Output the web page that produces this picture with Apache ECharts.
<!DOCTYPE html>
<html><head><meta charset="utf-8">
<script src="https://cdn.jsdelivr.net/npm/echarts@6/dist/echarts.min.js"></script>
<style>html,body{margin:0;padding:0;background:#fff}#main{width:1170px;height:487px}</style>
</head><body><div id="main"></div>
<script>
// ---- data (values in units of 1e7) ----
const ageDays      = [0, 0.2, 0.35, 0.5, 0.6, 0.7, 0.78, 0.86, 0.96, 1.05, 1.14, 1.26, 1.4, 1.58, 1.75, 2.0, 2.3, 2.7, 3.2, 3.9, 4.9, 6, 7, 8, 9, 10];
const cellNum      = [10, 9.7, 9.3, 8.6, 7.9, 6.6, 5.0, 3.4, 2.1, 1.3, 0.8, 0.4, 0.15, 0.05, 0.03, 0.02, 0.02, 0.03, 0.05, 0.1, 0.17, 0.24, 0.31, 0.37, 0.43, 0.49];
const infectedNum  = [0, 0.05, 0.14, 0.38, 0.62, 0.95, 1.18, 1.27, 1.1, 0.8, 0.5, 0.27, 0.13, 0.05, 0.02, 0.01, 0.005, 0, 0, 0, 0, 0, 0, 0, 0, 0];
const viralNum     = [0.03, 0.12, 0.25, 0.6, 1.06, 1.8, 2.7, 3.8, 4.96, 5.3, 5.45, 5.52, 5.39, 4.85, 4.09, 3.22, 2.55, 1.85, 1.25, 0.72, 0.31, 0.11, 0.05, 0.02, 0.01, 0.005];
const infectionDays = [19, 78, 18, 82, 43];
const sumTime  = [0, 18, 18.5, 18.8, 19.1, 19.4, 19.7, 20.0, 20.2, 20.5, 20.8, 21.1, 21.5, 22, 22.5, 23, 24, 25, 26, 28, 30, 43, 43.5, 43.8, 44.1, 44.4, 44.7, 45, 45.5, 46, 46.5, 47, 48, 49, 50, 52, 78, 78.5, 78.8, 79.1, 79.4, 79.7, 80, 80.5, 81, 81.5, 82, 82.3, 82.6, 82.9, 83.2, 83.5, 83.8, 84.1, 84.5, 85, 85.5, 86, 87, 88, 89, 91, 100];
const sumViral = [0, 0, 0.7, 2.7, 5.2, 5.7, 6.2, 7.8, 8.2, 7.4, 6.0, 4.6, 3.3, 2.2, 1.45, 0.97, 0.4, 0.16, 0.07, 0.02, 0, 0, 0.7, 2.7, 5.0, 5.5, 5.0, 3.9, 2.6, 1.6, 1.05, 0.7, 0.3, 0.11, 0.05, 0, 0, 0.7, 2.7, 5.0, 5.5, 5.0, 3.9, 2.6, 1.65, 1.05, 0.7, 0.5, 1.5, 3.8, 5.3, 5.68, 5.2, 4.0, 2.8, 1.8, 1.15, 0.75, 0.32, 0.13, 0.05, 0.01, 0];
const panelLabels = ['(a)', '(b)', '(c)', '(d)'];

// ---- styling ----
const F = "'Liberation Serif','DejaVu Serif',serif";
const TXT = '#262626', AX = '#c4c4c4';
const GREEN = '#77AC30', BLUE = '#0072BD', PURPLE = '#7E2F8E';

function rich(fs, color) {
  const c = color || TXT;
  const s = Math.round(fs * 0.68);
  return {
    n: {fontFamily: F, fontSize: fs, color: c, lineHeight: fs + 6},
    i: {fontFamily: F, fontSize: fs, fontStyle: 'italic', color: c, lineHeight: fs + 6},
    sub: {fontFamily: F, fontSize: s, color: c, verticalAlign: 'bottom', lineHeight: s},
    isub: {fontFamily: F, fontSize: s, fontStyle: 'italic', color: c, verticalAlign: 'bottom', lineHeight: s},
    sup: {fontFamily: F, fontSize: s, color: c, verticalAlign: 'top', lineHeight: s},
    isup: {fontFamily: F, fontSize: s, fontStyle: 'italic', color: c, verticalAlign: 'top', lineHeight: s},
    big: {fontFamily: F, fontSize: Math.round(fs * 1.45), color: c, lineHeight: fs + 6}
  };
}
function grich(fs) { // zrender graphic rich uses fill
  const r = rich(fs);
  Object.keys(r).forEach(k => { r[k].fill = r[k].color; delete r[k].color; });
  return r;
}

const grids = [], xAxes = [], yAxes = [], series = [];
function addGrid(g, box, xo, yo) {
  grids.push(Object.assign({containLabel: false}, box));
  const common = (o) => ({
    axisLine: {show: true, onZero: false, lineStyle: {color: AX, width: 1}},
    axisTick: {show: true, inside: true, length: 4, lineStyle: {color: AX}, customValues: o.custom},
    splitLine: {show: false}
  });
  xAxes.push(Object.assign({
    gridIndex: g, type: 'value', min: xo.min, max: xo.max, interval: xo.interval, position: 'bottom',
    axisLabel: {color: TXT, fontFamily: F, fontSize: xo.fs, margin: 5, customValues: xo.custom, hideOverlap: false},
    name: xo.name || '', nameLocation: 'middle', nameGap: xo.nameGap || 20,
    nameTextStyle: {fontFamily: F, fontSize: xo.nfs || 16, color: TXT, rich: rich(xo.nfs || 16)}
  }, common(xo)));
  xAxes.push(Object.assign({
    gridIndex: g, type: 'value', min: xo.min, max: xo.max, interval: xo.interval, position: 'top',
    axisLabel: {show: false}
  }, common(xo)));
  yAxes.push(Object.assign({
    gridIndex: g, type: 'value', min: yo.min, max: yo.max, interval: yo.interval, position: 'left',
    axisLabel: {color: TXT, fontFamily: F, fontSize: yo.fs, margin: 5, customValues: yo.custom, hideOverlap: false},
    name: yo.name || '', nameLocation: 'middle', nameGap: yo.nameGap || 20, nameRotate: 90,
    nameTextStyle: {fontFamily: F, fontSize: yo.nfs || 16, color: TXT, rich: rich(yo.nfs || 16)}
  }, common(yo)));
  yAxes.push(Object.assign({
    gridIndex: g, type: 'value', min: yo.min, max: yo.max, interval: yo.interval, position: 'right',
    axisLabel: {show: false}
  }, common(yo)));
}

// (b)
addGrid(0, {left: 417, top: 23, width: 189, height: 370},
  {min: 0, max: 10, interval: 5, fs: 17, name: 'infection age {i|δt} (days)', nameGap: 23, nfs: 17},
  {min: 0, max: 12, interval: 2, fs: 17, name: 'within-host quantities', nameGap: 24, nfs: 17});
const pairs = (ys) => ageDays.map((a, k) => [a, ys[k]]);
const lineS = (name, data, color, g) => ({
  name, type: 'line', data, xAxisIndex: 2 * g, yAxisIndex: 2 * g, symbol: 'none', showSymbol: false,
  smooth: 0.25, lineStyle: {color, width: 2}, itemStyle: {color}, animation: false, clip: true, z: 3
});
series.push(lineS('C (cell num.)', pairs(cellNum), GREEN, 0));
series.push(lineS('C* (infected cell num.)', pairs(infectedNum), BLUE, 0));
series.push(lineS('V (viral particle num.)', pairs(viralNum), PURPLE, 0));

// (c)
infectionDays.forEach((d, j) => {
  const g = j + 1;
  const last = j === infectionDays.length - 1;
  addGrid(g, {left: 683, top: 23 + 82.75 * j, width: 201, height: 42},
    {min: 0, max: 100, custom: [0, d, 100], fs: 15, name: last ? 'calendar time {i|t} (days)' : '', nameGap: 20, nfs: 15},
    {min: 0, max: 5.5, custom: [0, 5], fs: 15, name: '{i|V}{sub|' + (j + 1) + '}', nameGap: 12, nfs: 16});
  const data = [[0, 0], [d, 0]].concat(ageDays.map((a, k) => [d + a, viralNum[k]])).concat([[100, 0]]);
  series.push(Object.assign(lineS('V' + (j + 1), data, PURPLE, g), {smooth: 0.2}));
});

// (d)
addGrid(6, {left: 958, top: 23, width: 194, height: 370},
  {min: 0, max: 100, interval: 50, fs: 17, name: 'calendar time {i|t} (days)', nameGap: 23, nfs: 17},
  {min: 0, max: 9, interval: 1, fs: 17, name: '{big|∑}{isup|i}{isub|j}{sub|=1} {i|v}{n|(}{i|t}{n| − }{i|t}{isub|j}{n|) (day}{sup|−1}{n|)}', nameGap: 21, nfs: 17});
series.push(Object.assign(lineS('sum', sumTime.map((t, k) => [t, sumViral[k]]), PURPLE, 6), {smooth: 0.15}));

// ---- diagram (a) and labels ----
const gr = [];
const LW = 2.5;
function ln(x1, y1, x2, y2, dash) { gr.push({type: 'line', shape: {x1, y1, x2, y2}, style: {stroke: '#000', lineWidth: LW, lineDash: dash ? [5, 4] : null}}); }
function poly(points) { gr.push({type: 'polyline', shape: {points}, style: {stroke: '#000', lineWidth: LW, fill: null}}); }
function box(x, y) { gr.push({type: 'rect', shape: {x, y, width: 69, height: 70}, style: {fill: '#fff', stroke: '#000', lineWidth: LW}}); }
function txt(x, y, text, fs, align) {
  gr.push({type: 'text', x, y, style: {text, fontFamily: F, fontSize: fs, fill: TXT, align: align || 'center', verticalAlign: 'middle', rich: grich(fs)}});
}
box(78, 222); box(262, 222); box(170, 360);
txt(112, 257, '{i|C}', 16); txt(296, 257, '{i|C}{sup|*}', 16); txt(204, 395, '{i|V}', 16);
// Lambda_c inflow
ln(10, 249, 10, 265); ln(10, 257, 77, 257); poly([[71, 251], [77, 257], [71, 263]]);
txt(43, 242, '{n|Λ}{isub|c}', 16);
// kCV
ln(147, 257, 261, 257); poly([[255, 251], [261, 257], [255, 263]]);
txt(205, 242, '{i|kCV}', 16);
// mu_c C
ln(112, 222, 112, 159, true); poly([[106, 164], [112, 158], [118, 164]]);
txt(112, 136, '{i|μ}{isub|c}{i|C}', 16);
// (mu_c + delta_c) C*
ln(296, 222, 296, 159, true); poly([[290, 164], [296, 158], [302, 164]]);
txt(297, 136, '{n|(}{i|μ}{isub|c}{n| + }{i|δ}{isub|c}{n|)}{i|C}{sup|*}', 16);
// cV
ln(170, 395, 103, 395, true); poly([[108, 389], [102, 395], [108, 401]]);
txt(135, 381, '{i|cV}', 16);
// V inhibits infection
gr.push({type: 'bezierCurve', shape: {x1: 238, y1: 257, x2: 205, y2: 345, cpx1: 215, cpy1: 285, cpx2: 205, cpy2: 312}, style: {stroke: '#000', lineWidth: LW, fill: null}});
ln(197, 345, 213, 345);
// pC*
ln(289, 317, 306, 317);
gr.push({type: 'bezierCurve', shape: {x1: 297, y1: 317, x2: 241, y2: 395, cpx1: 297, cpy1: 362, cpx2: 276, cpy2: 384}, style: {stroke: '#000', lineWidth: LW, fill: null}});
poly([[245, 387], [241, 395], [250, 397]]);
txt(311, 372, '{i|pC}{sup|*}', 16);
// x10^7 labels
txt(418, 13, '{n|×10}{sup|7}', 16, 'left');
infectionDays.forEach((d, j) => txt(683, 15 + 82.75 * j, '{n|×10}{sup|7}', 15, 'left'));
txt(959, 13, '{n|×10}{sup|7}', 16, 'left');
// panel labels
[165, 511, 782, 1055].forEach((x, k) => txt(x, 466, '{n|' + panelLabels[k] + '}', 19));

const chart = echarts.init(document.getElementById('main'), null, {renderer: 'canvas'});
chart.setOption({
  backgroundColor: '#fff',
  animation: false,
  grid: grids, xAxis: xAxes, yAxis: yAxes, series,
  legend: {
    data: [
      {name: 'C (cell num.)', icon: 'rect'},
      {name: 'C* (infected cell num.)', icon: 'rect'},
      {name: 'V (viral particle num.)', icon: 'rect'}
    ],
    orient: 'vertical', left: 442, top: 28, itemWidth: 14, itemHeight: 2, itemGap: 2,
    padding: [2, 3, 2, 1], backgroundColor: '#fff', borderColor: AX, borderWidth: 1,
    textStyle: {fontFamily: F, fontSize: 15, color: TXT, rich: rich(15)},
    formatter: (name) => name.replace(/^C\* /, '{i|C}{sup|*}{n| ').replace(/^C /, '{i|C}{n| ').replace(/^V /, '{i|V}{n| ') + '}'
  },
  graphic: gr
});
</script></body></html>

- - -

#### [Goal]
Your output must be the lines of the material above, from the first through the line that contains "const GREEN = '#77AC30', BLUE", copied exactly. Include both endpoints and nothing else.

#### [Correct result]
Output the web page that produces this picture with Apache ECharts.
<!DOCTYPE html>
<html><head><meta charset="utf-8">
<script src="https://cdn.jsdelivr.net/npm/echarts@6/dist/echarts.min.js"></script>
<style>html,body{margin:0;padding:0;background:#fff}#main{width:1170px;height:487px}</style>
</head><body><div id="main"></div>
<script>
// ---- data (values in units of 1e7) ----
const ageDays      = [0, 0.2, 0.35, 0.5, 0.6, 0.7, 0.78, 0.86, 0.96, 1.05, 1.14, 1.26, 1.4, 1.58, 1.75, 2.0, 2.3, 2.7, 3.2, 3.9, 4.9, 6, 7, 8, 9, 10];
const cellNum      = [10, 9.7, 9.3, 8.6, 7.9, 6.6, 5.0, 3.4, 2.1, 1.3, 0.8, 0.4, 0.15, 0.05, 0.03, 0.02, 0.02, 0.03, 0.05, 0.1, 0.17, 0.24, 0.31, 0.37, 0.43, 0.49];
const infectedNum  = [0, 0.05, 0.14, 0.38, 0.62, 0.95, 1.18, 1.27, 1.1, 0.8, 0.5, 0.27, 0.13, 0.05, 0.02, 0.01, 0.005, 0, 0, 0, 0, 0, 0, 0, 0, 0];
const viralNum     = [0.03, 0.12, 0.25, 0.6, 1.06, 1.8, 2.7, 3.8, 4.96, 5.3, 5.45, 5.52, 5.39, 4.85, 4.09, 3.22, 2.55, 1.85, 1.25, 0.72, 0.31, 0.11, 0.05, 0.02, 0.01, 0.005];
const infectionDays = [19, 78, 18, 82, 43];
const sumTime  = [0, 18, 18.5, 18.8, 19.1, 19.4, 19.7, 20.0, 20.2, 20.5, 20.8, 21.1, 21.5, 22, 22.5, 23, 24, 25, 26, 28, 30, 43, 43.5, 43.8, 44.1, 44.4, 44.7, 45, 45.5, 46, 46.5, 47, 48, 49, 50, 52, 78, 78.5, 78.8, 79.1, 79.4, 79.7, 80, 80.5, 81, 81.5, 82, 82.3, 82.6, 82.9, 83.2, 83.5, 83.8, 84.1, 84.5, 85, 85.5, 86, 87, 88, 89, 91, 100];
const sumViral = [0, 0, 0.7, 2.7, 5.2, 5.7, 6.2, 7.8, 8.2, 7.4, 6.0, 4.6, 3.3, 2.2, 1.45, 0.97, 0.4, 0.16, 0.07, 0.02, 0, 0, 0.7, 2.7, 5.0, 5.5, 5.0, 3.9, 2.6, 1.6, 1.05, 0.7, 0.3, 0.11, 0.05, 0, 0, 0.7, 2.7, 5.0, 5.5, 5.0, 3.9, 2.6, 1.65, 1.05, 0.7, 0.5, 1.5, 3.8, 5.3, 5.68, 5.2, 4.0, 2.8, 1.8, 1.15, 0.75, 0.32, 0.13, 0.05, 0.01, 0];
const panelLabels = ['(a)', '(b)', '(c)', '(d)'];

// ---- styling ----
const F = "'Liberation Serif','DejaVu Serif',serif";
const TXT = '#262626', AX = '#c4c4c4';
const GREEN = '#77AC30', BLUE = '#0072BD', PURPLE = '#7E2F8E';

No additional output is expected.